Can you print the data exactly and leave out each image?
## begin
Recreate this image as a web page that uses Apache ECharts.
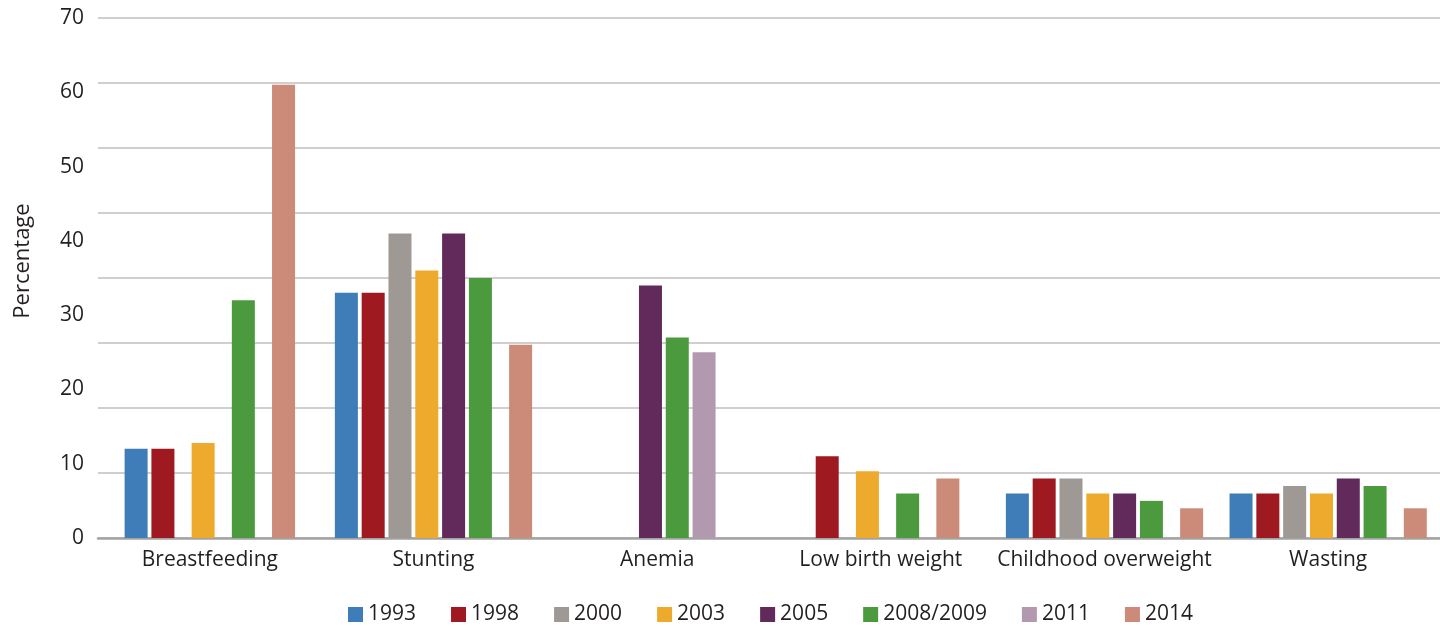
<!DOCTYPE html>
<html>
<head>
<meta charset="utf-8">
<script src="https://cdn.jsdelivr.net/npm/echarts@6/dist/echarts.min.js"></script>
<style>
  html, body { margin: 0; padding: 0; background: #ffffff; }
  #chart { width: 1440px; height: 626px; }
</style>
</head>
<body>
<div id="chart"></div>
<script>
// Nutrition indicators by survey year (percent of children)
const categories = ['Breastfeeding', 'Stunting', 'Anemia', 'Low birth weight', 'Childhood overweight', 'Wasting'];
const years = ['1993', '1998', '2000', '2003', '2005', '2008/2009', '2011', '2014'];

const v1993 = [12,   33,   null, null, 6,    6];
const v1998 = [12,   33,   null, 11,   8,    6];
const v2000 = [null, 41,   null, null, 8,    7];
const v2003 = [12.8, 36,   null, 9,    6,    6];
const v2005 = [null, 41,   34,   null, 6,    8];
const v2008 = [32,   35,   27,   6,    5,    7];
const v2011 = [null, null, 25,   null, null, null];
const v2014 = [61,   26,   null, 8,    4,    4];

const yTickLabels = ['0', '10', '20', '30', '40', '50', '60', '70'];

const seriesValues = [v1993, v1998, v2000, v2003, v2005, v2008, v2011, v2014];
const colors = ['#3f7db8', '#9e1a20', '#9e9995', '#eeaa2c', '#622a5a', '#4b9b3e', '#b399b0', '#cc8a78'];

const FONT = "'Open Sans', 'Noto Sans', sans-serif";
const TEXT = '#231f20';

// Bars inside a category: a year with no value keeps only half a slot,
// and the whole group is centred on the category band.
const BAR_FRAC = 23 / 223.6;
const PITCH_FRAC = 26.8 / 223.6;

function makeRender(sIdx) {
  return function (params, api) {
    const cat = api.value(0);
    const val = api.value(1);
    const band = api.size([1, 0])[0];
    const pitch = band * PITCH_FRAC;
    const barW = band * BAR_FRAC;
    let total = 0, offset = 0;
    seriesValues.forEach(function (arr, j) {
      const w = arr[cat] == null ? pitch / 2 : pitch;
      if (j < sIdx) offset += w;
      total += w;
    });
    const base = api.coord([cat, 0]);
    const top = api.coord([cat, val]);
    const x = base[0] - total / 2 + offset + (pitch - barW) / 2;
    return {
      type: 'rect',
      shape: { x: x, y: top[1], width: barW, height: base[1] - top[1] },
      style: api.style()
    };
  };
}

const series = years.map(function (year, s) {
  const data = [];
  seriesValues[s].forEach(function (v, i) { if (v != null) data.push([i, v]); });
  return {
    name: year,
    type: 'custom',
    coordinateSystem: 'cartesian2d',
    xAxisIndex: 0,
    yAxisIndex: 0,
    itemStyle: { color: colors[s] },
    encode: { x: 0, y: 1 },
    renderItem: makeRender(s),
    data: data
  };
});

const chart = echarts.init(document.getElementById('chart'), null, { renderer: 'canvas' });
chart.setOption({
  animation: false,
  backgroundColor: '#ffffff',
  textStyle: { fontFamily: FONT, color: TEXT },
  grid: { left: 98, right: 0, top: 18, bottom: 88, containLabel: false, outerBoundsMode: 'none' },
  legend: {
    data: years,
    left: 343,
    top: 599,
    icon: 'rect',
    itemWidth: 15,
    itemHeight: 15,
    itemGap: 35,
    textStyle: { fontFamily: FONT, fontSize: 21, color: TEXT }
  },
  xAxis: {
    type: 'category',
    data: categories,
    boundaryGap: true,
    axisLine: { show: true, lineStyle: { color: '#a3a3a3', width: 2.5 } },
    axisTick: { show: false },
    axisLabel: { fontFamily: FONT, fontSize: 21, color: TEXT, margin: 12, interval: 0 },
    splitLine: { show: false }
  },
  yAxis: [
    {
      type: 'value',
      min: 0,
      max: 70,
      interval: 10,
      name: 'Percentage',
      nameLocation: 'middle',
      nameGap: 64,
      nameRotate: 90,
      nameTextStyle: { fontFamily: FONT, fontSize: 22, color: TEXT, padding: [0, 0, 0, 34] },
      axisLine: { show: false },
      axisTick: { show: false },
      axisLabel: {
        fontFamily: FONT, fontSize: 21, color: TEXT, margin: 14,
        formatter: function (v) { return yTickLabels[Math.round(v / 10)]; }
      },
      splitLine: { show: false }
    },
    {
      type: 'value',
      min: 0,
      max: 70,
      interval: 8.75,
      position: 'left',
      axisLine: { show: false },
      axisTick: { show: false },
      axisLabel: { show: false },
      splitLine: { show: true, lineStyle: { color: '#c2bec0', width: 1.5 } }
    }
  ],
  series: series
});
</script>
</body>
</html>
## end
- [SOLUTION TO THIS PROBLEM]:
Recreate this image as a web page that uses Apache ECharts.
<!DOCTYPE html>
<html>
<head>
<meta charset="utf-8">
<script src="https://cdn.jsdelivr.net/npm/echarts@6/dist/echarts.min.js"></script>
<style>
  html, body { margin: 0; padding: 0; background: #ffffff; }
  #chart { width: 1440px; height: 626px; }
</style>
</head>
<body>
<div id="chart"></div>
<script>
// Nutrition indicators by survey year (percent of children)
const categories = ['Breastfeeding', 'Stunting', 'Anemia', 'Low birth weight', 'Childhood overweight', 'Wasting'];
const years = ['1993', '1998', '2000', '2003', '2005', '2008/2009', '2011', '2014'];

const v1993 = [12,   33,   null, null, 6,    6];
const v1998 = [12,   33,   null, 11,   8,    6];
const v2000 = [null, 41,   null, null, 8,    7];
const v2003 = [12.8, 36,   null, 9,    6,    6];
const v2005 = [null, 41,   34,   null, 6,    8];
const v2008 = [32,   35,   27,   6,    5,    7];
const v2011 = [null, null, 25,   null, null, null];
const v2014 = [61,   26,   null, 8,    4,    4];

const yTickLabels = ['0', '10', '20', '30', '40', '50', '60', '70'];

const seriesValues = [v1993, v1998, v2000, v2003, v2005, v2008, v2011, v2014];
const colors = ['#3f7db8', '#9e1a20', '#9e9995', '#eeaa2c', '#622a5a', '#4b9b3e', '#b399b0', '#cc8a78'];

const FONT = "'Open Sans', 'Noto Sans', sans-serif";
const TEXT = '#231f20';

// Bars inside a category: a year with no value keeps only half a slot,
// and the whole group is centred on the category band.
const BAR_FRAC = 23 / 223.6;
const PITCH_FRAC = 26.8 / 223.6;

function makeRender(sIdx) {
  return function (params, api) {
    const cat = api.value(0);
    const val = api.value(1);
    const band = api.size([1, 0])[0];
    const pitch = band * PITCH_FRAC;
    const barW = band * BAR_FRAC;
    let total = 0, offset = 0;
    seriesValues.forEach(function (arr, j) {
      const w = arr[cat] == null ? pitch / 2 : pitch;
      if (j < sIdx) offset += w;
      total += w;
    });
    const base = api.coord([cat, 0]);
    const top = api.coord([cat, val]);
    const x = base[0] - total / 2 + offset + (pitch - barW) / 2;
    return {
      type: 'rect',
      shape: { x: x, y: top[1], width: barW, height: base[1] - top[1] },
      style: api.style()
    };
  };
}

const series = years.map(function (year, s) {
  const data = [];
  seriesValues[s].forEach(function (v, i) { if (v != null) data.push([i, v]); });
  return {
    name: year,
    type: 'custom',
    coordinateSystem: 'cartesian2d',
    xAxisIndex: 0,
    yAxisIndex: 0,
    itemStyle: { color: colors[s] },
    encode: { x: 0, y: 1 },
    renderItem: makeRender(s),
    data: data
  };
});

const chart = echarts.init(document.getElementById('chart'), null, { renderer: 'canvas' });
chart.setOption({
  animation: false,
  backgroundColor: '#ffffff',
  textStyle: { fontFamily: FONT, color: TEXT },
  grid: { left: 98, right: 0, top: 18, bottom: 88, containLabel: false, outerBoundsMode: 'none' },
  legend: {
    data: years,
    left: 343,
    top: 599,
    icon: 'rect',
    itemWidth: 15,
    itemHeight: 15,
    itemGap: 35,
    textStyle: { fontFamily: FONT, fontSize: 21, color: TEXT }
  },
  xAxis: {
    type: 'category',
    data: categories,
    boundaryGap: true,
    axisLine: { show: true, lineStyle: { color: '#a3a3a3', width: 2.5 } },
    axisTick: { show: false },
    axisLabel: { fontFamily: FONT, fontSize: 21, color: TEXT, margin: 12, interval: 0 },
    splitLine: { show: false }
  },
  yAxis: [
    {
      type: 'value',
      min: 0,
      max: 70,
      interval: 10,
      name: 'Percentage',
      nameLocation: 'middle',
      nameGap: 64,
      nameRotate: 90,
      nameTextStyle: { fontFamily: FONT, fontSize: 22, color: TEXT, padding: [0, 0, 0, 34] },
      axisLine: { show: false },
      axisTick: { show: false },
      axisLabel: {
        fontFamily: FONT, fontSize: 21, color: TEXT, margin: 14,
        formatter: function (v) { return yTickLabels[Math.round(v / 10)]; }
      },
      splitLine: { show: false }
    },
    {
      type: 'value',
      min: 0,
      max: 70,
      interval: 8.75,
      position: 'left',
      axisLine: { show: false },
      axisTick: { show: false },
      axisLabel: { show: false },
      splitLine: { show: true, lineStyle: { color: '#c2bec0', width: 1.5 } }
    }
  ],
  series: series
});
</script>
</body>
</html>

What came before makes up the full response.